Public Release: 11-Oct-2018
A PLOS Neglected Tropical Diseases press release
Rutin, a flavonoid, may complement antivenom as an effective co-treatment for envenoming from Bothrops jaraca.
Researchers have found that rutin, an inexpensive, plant-based compound may protect envenomed mice from bleeding and inflammation problems, according to a study published in PLOS Neglected Tropical Diseases by Ana Teresa Azevedo Sachetto of Institute Butantan, São Paulo, Brazil.
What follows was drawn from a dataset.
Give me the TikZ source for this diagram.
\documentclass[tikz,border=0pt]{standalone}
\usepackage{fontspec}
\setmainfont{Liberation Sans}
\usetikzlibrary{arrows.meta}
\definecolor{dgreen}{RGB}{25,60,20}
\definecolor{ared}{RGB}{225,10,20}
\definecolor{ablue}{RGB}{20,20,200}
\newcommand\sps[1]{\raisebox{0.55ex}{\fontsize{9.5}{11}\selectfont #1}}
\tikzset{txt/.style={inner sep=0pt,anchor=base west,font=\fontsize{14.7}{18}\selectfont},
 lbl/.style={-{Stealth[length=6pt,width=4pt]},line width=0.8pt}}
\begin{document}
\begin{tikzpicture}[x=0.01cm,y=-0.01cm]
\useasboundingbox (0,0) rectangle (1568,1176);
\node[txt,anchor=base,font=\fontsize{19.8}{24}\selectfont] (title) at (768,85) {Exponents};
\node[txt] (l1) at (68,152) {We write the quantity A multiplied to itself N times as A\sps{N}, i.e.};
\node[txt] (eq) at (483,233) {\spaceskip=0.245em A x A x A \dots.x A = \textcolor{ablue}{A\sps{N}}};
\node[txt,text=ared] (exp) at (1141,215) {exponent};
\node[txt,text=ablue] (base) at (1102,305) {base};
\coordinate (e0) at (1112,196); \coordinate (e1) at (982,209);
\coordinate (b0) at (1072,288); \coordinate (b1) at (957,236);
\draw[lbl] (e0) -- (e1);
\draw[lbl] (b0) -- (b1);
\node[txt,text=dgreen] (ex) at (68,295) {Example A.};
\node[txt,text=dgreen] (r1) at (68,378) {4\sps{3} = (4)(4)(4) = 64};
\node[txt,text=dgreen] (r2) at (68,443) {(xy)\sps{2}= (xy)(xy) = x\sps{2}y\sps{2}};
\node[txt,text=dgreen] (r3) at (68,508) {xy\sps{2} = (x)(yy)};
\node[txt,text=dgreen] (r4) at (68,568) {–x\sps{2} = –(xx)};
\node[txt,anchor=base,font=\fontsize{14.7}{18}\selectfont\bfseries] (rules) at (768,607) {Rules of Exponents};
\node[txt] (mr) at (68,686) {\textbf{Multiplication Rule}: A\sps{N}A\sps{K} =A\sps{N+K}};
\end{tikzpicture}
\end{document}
Anti-venom can effectively treat the major manifestations of snakebites, however, there are no known therapies effective for common secondary complications. Venom toxins from Bothrops jaraca (lance-headed vipers) may trigger bleeding, disrupt oxidation reduction in cells, and inhibit the body’s ability to stop bleeding. Researchers injected both venom and rutin into a group of mice, then analyzed blood and tissue samples to understand what effect(s) if any, the rutin had on pathophysiological events triggered by Bothrops jararaca venom.
The mechanisms of clinical complications in patients bitten by B. jaraca snakes are not well understood and antivenom therapy is limited in its ability to treat the full array of complications that may occur following a snakebite. Future studies will be necessary to understand rutin activity once venom has initiated pathophysiological events, as well the therapeutic effects of rutin delivered with antivenom. According to the authors, the research “indicates that rutin has a great potential as an ancillary drug in concert with antivenom therapy to treat snakebites, particularly in countries where antivenom availability is scarce.”
Peer-reviewed / Observational Study / Mice
In your coverage please use this URL to provide access to the freely available paper: http://journals.plos.org/plosntds/article?id=10.1371/journal.pntd.0006774
Citation: Sachetto ATA, Rosa JG, Santoro ML (2018) Rutin (quercetin-3-rutinoside) modulates the hemostatic disturbances and redox imbalance induced by Bothrops jararacasnake venom in mice. PLOS Neglected Tropical Diseases 12(10): e0006774. https://doi.org/10.1371/journal.pntd.0006774
Funding: This work was supported by the São Paulo Research Foundation (FAPESP, grant # 2013/25177-0, http://www.fapesp.br), Conselho Nacional de Desenvolvimento Científico e Tecnológico (CNPq, grant # 305245/2015-5, http://www.cnpq.br), and Fundação Butantan. ATAS and JGR are recipients of CAPES (Coordenação de Aperfeiçoamento de Pessoal de Nível Superior) fellowships.
The funders had no role in study design, data collection and analysis, decision to publish, or preparation of the manuscript.
Competing Interests: The authors declare that no competing interests exist.